Sbarcò la mattina del 28 nella rada di Sapri, dove, con la “Fulminante”, gettarono le ancore anche le navi di scorta. Da qui, constatata la mancanza di strade, il sovrano proseguì a piedi, lungo viottoli, tratturi e scorciatoie, alla volta di Torraca, dove, accolto con grande entusiasmo, alloggiò nel castello feudale del vecchio marchese di Poppano, Biagio Palamolla che, per grave caduta da cavallo, vent’anni prima si era ritirato dalle guardie del corpo, col grado di brigadiere e portastendardo. Il re, prima di riprendere il viaggio, conferì al Palamolla il titolo di duca di Torraca; e il marchese, a perpetuo ricordo dell’avvenimento, fece cingere con una catena di ferro l’ingresso del castello e murare sulla facciata esterna una grande lapide in latino.
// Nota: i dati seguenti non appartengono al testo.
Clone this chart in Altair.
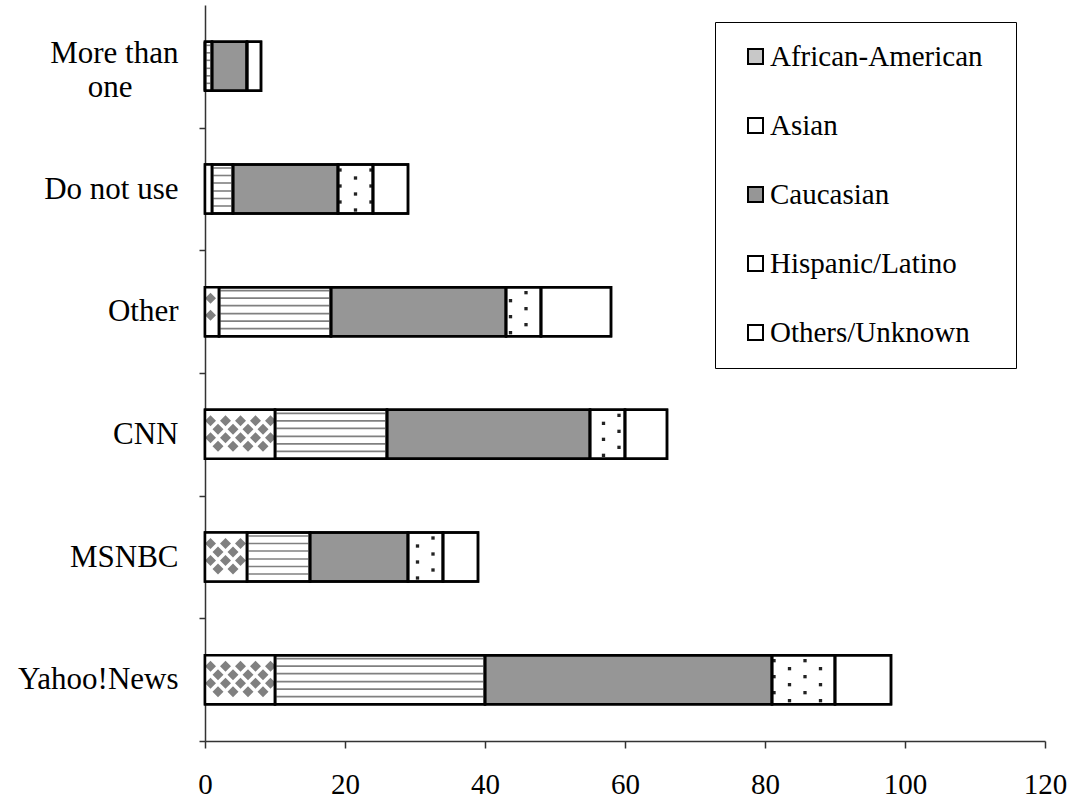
import altair as alt
import pandas as pd

# Sites, listed bottom to top
categories = ["Yahoo!News", "MSNBC", "CNN", "Other", "Do not use", "More than one"]
races = ["African-American", "Asian", "Caucasian", "Hispanic/Latino", "Others/Unknown"]

african_american = [10, 6, 10, 2, 1, 0]
asian = [30, 9, 16, 16, 3, 1]
caucasian = [41, 14, 29, 25, 15, 5]
hispanic = [9, 5, 5, 5, 5, 0]
others_unknown = [8, 5, 6, 10, 5, 2]

x_ticks = [0, 20, 40, 60, 80, 100, 120]

# Legend / base fills (patterned segments get their texture drawn on top)
fills = ["#c8c8c8", "#ffffff", "#969696", "#ffffff", "#ffffff"]

FONT = "Liberation Serif"
PLOT_W, PLOT_H = 840, 736
X_MAX = 120
PX = PLOT_W / X_MAX  # pixels per unit on the x scale
N = len(categories)
STEP = PLOT_H / N
BAND = STEP * 0.4          # bar thickness (paddingInner 0.6)
MID = BAND / 2             # pattern offsets are measured from the band start
BLANK = "\u2800"           # invisible filler used to pad label text

# Stacked segments
rows = []
series = [african_american, asian, caucasian, hispanic, others_unknown]
for i, site in enumerate(categories):
    left = 0
    for race, vals in zip(races, series):
        v = vals[i]
        rows.append({"site": site, "race": race, "start": left, "end": left + v, "value": v})
        left += v
seg = pd.DataFrame(rows)
aa_seg = seg[(seg.race == "African-American") & (seg.value > 0)]

# Hatching: horizontal grey lines inside the Asian segments
line_offsets = [-21, -13.5, -6, 2, 9.5, 17]
line_rows = []
for _, r in seg[(seg.race == "Asian") & (seg.value > 0)].iterrows():
    for off in line_offsets:
        line_rows.append({"site": r.site, "start": r.start, "end": r.end, "off": MID + off})
lines_df = pd.DataFrame(line_rows)

# Dotted fill for the Hispanic/Latino segments (staggered grid)
dot_offsets = [-19, -11, -3, 5, 13, 21]
dot_rows = []
for _, r in seg[(seg.race == "Hispanic/Latino") & (seg.value > 0)].iterrows():
    lo, hi = r.start * PX + 1.5, r.end * PX - 1.5
    for j, off in enumerate(dot_offsets):
        p = 11 if j % 2 == 0 else 26.5
        while p <= hi:
            if p >= lo:
                dot_rows.append({"site": r.site, "x": p / PX, "off": MID + off})
            p += 31
dots_df = pd.DataFrame(dot_rows)

# Diamond lattice for the African-American segments
dia_offsets = [-13.5, -5, 3.5, 12]
dia_rows = []
for _, r in aa_seg.iterrows():
    lo, hi = r.start * PX + 4, r.end * PX - 4
    for j, off in enumerate(dia_offsets):
        p = 5.5 if j % 2 == 0 else 13
        while p <= hi:
            if p >= lo:
                dia_rows.append({"site": r.site, "x": p / PX, "off": MID + off})
            p += 15
dia_df = pd.DataFrame(dia_rows)

top_to_bottom = categories[::-1]

y_enc = alt.Y(
    "site:N",
    sort=top_to_bottom,
    scale=alt.Scale(paddingInner=0.6, paddingOuter=0.3),
    axis=alt.Axis(
        title=None,
        tickOffset=STEP / 2,
        labelOffset={
            "condition": {"test": "datum.value == 'More than one'", "value": -STEP / 2 - 13},
            "value": -STEP / 2,
        },
        tickSize=6,
        labelPadding=21,
        labelFont=FONT,
        labelFontSize=31,
        labelColor="black",
        labelLimit=300,
        labelLineHeight=34,
        labelExpr=(
            "datum.value == 'More than one' ? ['More than', 'one" + BLANK * 2 + "'] : datum.value"
        ),
        domainColor="#333333",
        domainWidth=1.5,
        tickColor="#333333",
        tickWidth=1.5,
        grid=False,
    ),
)

x_scale = alt.Scale(domain=[0, X_MAX], nice=False)
x_axis = alt.Axis(
    title=None,
    values=x_ticks,
    tickSize=7,
    labelPadding=22,
    labelFont=FONT,
    labelFontSize=29,
    labelColor="black",
    labelFlush=False,
    domainColor="#333333",
    domainWidth=1.5,
    tickColor="#333333",
    tickWidth=1.5,
    grid=False,
)

bars = alt.Chart(seg).mark_bar(stroke="black", strokeWidth=2.5).encode(
    y=y_enc,
    x=alt.X("start:Q", scale=x_scale, axis=x_axis),
    x2="end:Q",
    fill=alt.Fill(
        "race:N",
        scale=alt.Scale(domain=races, range=fills),
        legend=alt.Legend(
            title=BLANK,
            titleOrient="right",
            titleFontSize=17,
            titlePadding=1,
            orient="none",
            legendX=510,
            legendY=17,
            labelFont=FONT,
            labelFontSize=29,
            labelColor="black",
            labelOffset=0,
            labelLimit=400,
            symbolType="square",
            symbolSize=225,
            symbolStrokeColor="black",
            symbolStrokeWidth=2,
            symbolOffset=6,
            rowPadding=39,
            padding=20,
            strokeColor="black",
            fillColor="white",
        ),
    ),
)

# White ground under the diamond texture
aa_ground = alt.Chart(aa_seg).mark_bar(fill="white").encode(
    y=y_enc,
    x=alt.X("start:Q", scale=x_scale, axis=x_axis),
    x2="end:Q",
)

diamonds = alt.Chart(dia_df).mark_point(
    shape="diamond", filled=True, size=121, color="#808080", opacity=1
).encode(
    y=y_enc,
    x=alt.X("x:Q", scale=x_scale, axis=x_axis),
    yOffset=alt.YOffset("off:Q", scale=None),
)

hatch = alt.Chart(lines_df).mark_rule(color="#808080", strokeWidth=1.6).encode(
    y=y_enc,
    x=alt.X("start:Q", scale=x_scale, axis=x_axis),
    x2="end:Q",
    yOffset=alt.YOffset("off:Q", scale=None),
)

dots = alt.Chart(dots_df).mark_square(size=11, color="#222222", opacity=1).encode(
    y=y_enc,
    x=alt.X("x:Q", scale=x_scale, axis=x_axis),
    yOffset=alt.YOffset("off:Q", scale=None),
)

outline = alt.Chart(seg).mark_bar(fillOpacity=0, stroke="black", strokeWidth=2.5).encode(
    y=y_enc,
    x=alt.X("start:Q", scale=x_scale, axis=x_axis),
    x2="end:Q",
)

chart = (
    alt.layer(bars, aa_ground, diamonds, hatch, dots, outline)
    .properties(
        width=PLOT_W,
        height=PLOT_H,
        autosize=alt.AutoSizeParams(type="none"),
        padding={"left": 205, "top": 5, "right": 30, "bottom": 62},
        background="white",
    )
    .configure_view(stroke=None)
)

chart.save("out.html", embed_options={"renderer": "svg", "actions": False})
Informato del fatto che, a poca distanza da Torraca, in una casa di campagna, era in fin di vita il vecchio prete Vincenzo Peluso di Sapri, fedelissimo dei Borbone e presunto mandante dell’assassinio di Costabile Carducci, eroe dei Moti del Cilento del 1848, Ferdinando II volle andare a fargli visita, a piedi, accompagnato dal figlio e dagli aiutanti. Il Peluso, accasciato dagli anni e dalla malattia, baciò ripetutamente la mano al sovrano per il suo gesto. Morì poco dopo. Le cronache del tempo riferiscono che nel corso della prima tappa del suo viaggio, tra Sapri e Torraca, re Ferdinando concesse in elemosina 342 ducati, finanziò il restauro delle due chiese cittadine e, al fine di sviluppare i traffici commerciali tra lo Ionio e il Tirreno, dispose che le amministrazioni del Principato Citra e della Basilicata si accollassero i costi «della strada che da Sapri dovrà dirigersi al comune di Torraca e da questo congiungersi all’attuale strada regia in un punto più agevole, per prolungarsi di là fino a quella che lungo l’intera valle del fiume Sinni si dirige al lido del Ionio».

Lasciata Torraca, alla taverna del Fortino Ferdinando II trovò una berlina di corte, sulla quale entrò a Lagonegro alle 4 del pomeriggio del 29 settembre. Da qualche anno l’amministrazione comunale di Torraca ha inserito, con successo, la rievocazione storico-folcloristica della visita di Ferdinando II nel carnet degli appuntamenti estivi per il turismo.